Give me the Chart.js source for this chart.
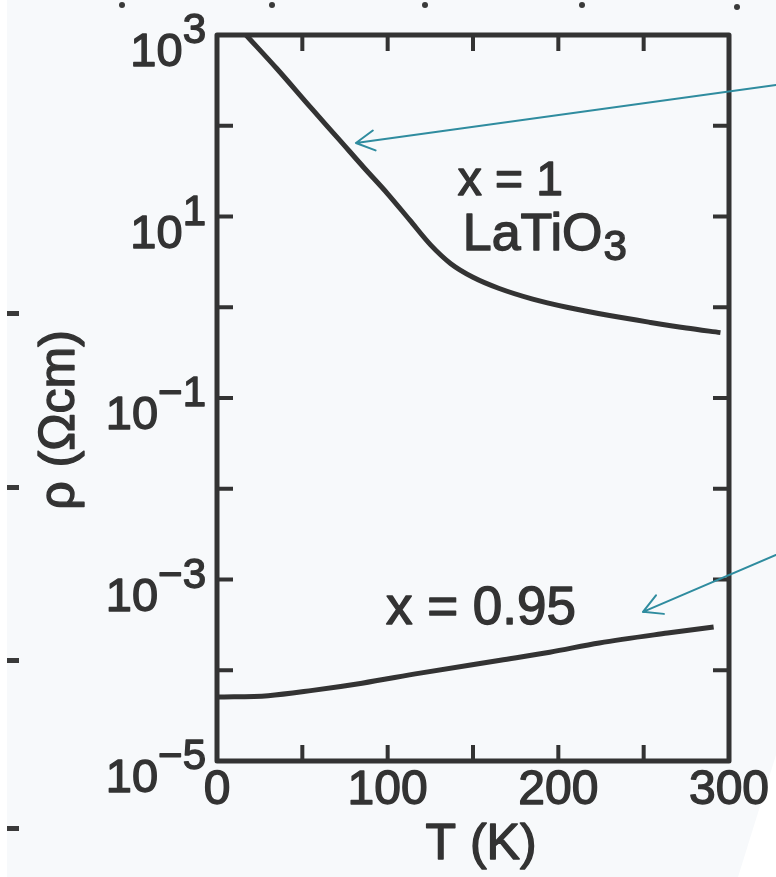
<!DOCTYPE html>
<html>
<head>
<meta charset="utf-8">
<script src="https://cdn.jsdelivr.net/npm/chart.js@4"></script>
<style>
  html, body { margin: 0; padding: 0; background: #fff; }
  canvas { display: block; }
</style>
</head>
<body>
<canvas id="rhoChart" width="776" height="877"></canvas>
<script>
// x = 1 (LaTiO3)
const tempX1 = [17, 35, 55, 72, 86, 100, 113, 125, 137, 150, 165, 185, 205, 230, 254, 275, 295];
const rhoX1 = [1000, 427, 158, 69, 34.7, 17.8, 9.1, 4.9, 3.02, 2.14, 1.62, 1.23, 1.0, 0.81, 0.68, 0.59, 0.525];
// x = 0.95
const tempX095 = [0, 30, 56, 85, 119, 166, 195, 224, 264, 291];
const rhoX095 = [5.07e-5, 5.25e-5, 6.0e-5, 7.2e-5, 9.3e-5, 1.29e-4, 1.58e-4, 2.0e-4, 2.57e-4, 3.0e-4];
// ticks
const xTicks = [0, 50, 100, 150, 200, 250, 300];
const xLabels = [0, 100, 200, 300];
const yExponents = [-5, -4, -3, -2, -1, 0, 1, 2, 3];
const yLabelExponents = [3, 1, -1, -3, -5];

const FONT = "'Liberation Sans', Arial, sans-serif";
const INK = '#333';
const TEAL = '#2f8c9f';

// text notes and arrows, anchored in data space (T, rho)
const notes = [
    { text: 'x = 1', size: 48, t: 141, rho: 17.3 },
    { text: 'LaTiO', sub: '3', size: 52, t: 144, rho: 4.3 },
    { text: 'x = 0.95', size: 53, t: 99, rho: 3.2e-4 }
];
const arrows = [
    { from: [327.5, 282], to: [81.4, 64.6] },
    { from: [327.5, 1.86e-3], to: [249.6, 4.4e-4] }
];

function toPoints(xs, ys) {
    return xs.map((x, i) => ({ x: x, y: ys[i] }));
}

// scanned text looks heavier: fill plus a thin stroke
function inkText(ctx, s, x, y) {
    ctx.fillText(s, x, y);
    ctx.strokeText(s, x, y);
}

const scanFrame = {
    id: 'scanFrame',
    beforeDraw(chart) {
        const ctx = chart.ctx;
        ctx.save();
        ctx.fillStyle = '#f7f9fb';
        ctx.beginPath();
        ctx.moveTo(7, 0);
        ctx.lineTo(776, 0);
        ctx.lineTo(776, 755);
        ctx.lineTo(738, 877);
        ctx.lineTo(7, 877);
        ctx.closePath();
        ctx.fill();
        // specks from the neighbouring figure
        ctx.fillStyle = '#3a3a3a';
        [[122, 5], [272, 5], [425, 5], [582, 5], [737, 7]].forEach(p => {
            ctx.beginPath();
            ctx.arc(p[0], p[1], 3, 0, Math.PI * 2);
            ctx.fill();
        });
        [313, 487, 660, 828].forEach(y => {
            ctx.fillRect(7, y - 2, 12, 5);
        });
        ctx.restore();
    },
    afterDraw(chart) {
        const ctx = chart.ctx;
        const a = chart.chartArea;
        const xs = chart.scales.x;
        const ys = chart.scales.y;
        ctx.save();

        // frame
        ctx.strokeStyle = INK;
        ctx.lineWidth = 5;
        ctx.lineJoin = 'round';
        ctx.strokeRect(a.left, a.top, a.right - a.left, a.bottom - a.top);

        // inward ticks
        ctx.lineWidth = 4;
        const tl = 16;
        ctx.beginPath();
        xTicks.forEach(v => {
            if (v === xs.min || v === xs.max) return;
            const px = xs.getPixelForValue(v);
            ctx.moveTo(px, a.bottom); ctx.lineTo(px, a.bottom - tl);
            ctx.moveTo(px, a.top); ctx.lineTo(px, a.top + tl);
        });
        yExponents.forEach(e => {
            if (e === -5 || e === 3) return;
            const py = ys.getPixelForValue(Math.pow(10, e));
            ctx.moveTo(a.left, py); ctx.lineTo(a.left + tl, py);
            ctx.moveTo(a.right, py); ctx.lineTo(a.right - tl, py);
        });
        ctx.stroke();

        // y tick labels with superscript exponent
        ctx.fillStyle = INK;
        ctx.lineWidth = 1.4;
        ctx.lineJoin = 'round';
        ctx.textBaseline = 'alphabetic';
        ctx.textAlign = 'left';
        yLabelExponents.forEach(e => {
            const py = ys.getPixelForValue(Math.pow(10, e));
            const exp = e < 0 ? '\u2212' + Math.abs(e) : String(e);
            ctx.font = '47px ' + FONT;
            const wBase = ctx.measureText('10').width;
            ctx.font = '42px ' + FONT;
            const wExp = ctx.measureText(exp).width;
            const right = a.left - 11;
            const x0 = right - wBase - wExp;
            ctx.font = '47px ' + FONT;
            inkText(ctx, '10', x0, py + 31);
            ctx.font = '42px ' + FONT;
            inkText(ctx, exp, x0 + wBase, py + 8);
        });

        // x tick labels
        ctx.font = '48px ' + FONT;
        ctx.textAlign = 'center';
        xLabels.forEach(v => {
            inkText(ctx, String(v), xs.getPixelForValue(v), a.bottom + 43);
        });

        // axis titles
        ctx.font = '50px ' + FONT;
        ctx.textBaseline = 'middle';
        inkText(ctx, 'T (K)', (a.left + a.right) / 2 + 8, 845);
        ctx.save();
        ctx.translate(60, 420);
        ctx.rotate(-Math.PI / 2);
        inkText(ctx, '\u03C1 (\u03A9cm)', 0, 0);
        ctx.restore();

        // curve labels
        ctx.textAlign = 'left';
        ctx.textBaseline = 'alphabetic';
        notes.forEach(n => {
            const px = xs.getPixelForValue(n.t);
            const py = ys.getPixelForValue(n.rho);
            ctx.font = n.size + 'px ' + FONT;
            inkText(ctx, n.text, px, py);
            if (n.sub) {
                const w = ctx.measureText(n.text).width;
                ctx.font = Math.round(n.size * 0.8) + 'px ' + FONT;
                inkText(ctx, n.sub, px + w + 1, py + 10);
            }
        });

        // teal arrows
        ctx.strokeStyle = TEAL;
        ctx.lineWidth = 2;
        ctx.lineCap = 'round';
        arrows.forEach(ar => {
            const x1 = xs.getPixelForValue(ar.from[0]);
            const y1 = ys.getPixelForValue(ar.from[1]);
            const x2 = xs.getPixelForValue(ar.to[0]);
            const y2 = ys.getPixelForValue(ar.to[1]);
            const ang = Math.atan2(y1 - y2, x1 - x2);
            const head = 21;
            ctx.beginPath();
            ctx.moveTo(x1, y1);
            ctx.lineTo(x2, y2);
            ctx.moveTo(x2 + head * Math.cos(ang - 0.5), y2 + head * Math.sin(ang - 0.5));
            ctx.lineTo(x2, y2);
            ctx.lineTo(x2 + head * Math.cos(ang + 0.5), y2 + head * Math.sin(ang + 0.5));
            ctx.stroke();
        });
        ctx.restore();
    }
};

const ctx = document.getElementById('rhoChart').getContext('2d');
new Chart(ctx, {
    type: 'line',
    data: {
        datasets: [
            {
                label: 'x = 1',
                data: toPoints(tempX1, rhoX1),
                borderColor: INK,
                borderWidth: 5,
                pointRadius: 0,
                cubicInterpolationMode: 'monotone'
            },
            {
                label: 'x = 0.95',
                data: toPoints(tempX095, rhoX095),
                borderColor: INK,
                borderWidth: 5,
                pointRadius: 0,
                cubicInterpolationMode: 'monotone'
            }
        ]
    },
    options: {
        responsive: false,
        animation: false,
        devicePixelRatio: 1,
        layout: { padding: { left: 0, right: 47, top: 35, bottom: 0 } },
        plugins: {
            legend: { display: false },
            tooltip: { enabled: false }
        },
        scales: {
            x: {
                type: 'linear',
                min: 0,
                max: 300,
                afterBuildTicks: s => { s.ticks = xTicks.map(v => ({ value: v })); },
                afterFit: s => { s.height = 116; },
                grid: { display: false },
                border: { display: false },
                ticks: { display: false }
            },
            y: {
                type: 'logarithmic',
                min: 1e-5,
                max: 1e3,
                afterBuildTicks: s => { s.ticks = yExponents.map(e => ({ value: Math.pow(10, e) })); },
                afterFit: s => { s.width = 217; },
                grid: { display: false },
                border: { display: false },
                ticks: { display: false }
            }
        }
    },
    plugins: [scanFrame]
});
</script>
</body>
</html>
-- -- --
__Given task__: Write out nothing but the lines from the start of the data through the line with "const TEAL = '#2f8c9f';". Leave out the pictures.

__Final answer__:
Give me the Chart.js source for this chart.
<!DOCTYPE html>
<html>
<head>
<meta charset="utf-8">
<script src="https://cdn.jsdelivr.net/npm/chart.js@4"></script>
<style>
  html, body { margin: 0; padding: 0; background: #fff; }
  canvas { display: block; }
</style>
</head>
<body>
<canvas id="rhoChart" width="776" height="877"></canvas>
<script>
// x = 1 (LaTiO3)
const tempX1 = [17, 35, 55, 72, 86, 100, 113, 125, 137, 150, 165, 185, 205, 230, 254, 275, 295];
const rhoX1 = [1000, 427, 158, 69, 34.7, 17.8, 9.1, 4.9, 3.02, 2.14, 1.62, 1.23, 1.0, 0.81, 0.68, 0.59, 0.525];
// x = 0.95
const tempX095 = [0, 30, 56, 85, 119, 166, 195, 224, 264, 291];
const rhoX095 = [5.07e-5, 5.25e-5, 6.0e-5, 7.2e-5, 9.3e-5, 1.29e-4, 1.58e-4, 2.0e-4, 2.57e-4, 3.0e-4];
// ticks
const xTicks = [0, 50, 100, 150, 200, 250, 300];
const xLabels = [0, 100, 200, 300];
const yExponents = [-5, -4, -3, -2, -1, 0, 1, 2, 3];
const yLabelExponents = [3, 1, -1, -3, -5];

const FONT = "'Liberation Sans', Arial, sans-serif";
const INK = '#333';
const TEAL = '#2f8c9f';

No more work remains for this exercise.